In this Lean logic, three measurement families are essential:
Customer-side performance: Real journey time, perceived effort, completion rate
Usage and value: Active adoption, retention, impact on a concrete business metric (e.g., volume processed, risk avoided, average basket)
Learning: Time between an idea and a robust lesson, ability to industrialize what works and decommission what doesn’t deliver
For AI, add specific indicators: result quality, share of responses corrected by humans, potential drift from expectations, compliance with ethical and regulatory frameworks.
The goal isn’t to pile up metrics. It’s to install a shared foundation that lets all levels talk about the same reality. That foundation enables continuous innovation because it gives you permission to stop, redirect, or reinforce.
Practices That Actually Make the Difference
Rather than prescribe actions, I’ll share what I’ve seen work in organizations where digital and AI genuinely changed things—without posturing or excess hype:
Start with one identifiable value stream
Choose a clear journey or segment with strong business stakes. Look at it together through Lean principles: Gemba, waste, simple synthesis. This creates common language between leadership, business, and digital teams.

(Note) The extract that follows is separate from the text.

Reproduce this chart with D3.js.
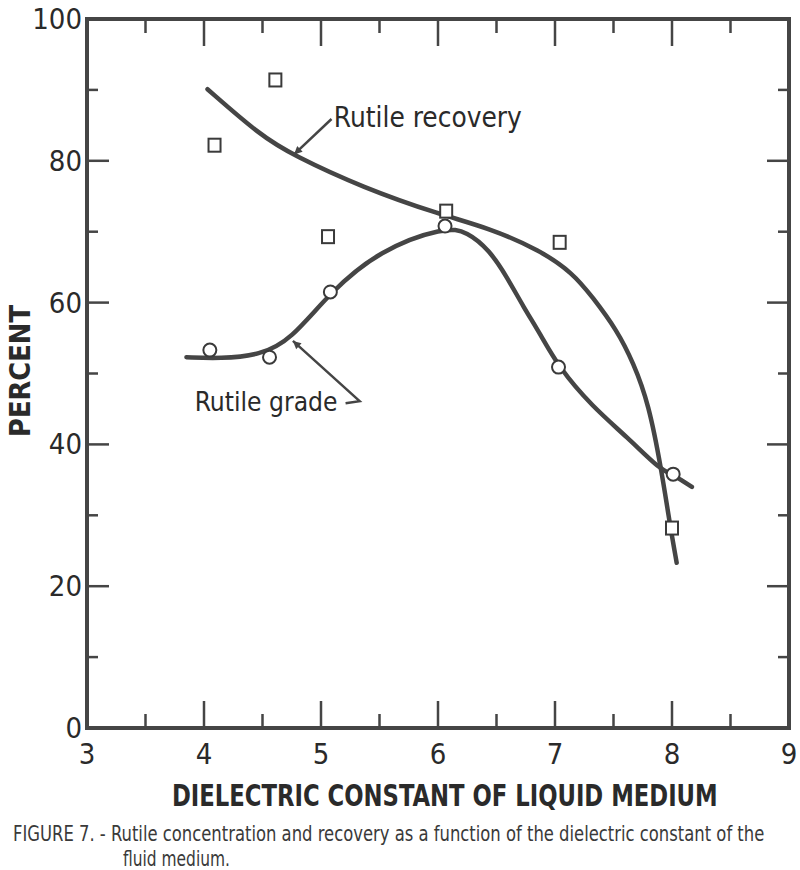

Give an explicit mandate to a dedicated product team
On that flow, build a cross-functional product team with clear scope, a few readable indicators, shared visual management, and permission to experiment within guardrails. The dynamic difference is often striking.
Introduce AI where it helps you learn faster
For example, on demand qualification, decision support, or knowledge access. Set up security, privacy, quality guardrails and explicit criteria for continue-or-stop decisions upfront. AI becomes a learning accelerator, not a gadget.
These practices are simple in appearance, but they change the conversation. You’re no longer talking about “doing digital” or “launching an AI use case.” You’re talking about transforming a value stream, with an economic compass and tangible proof.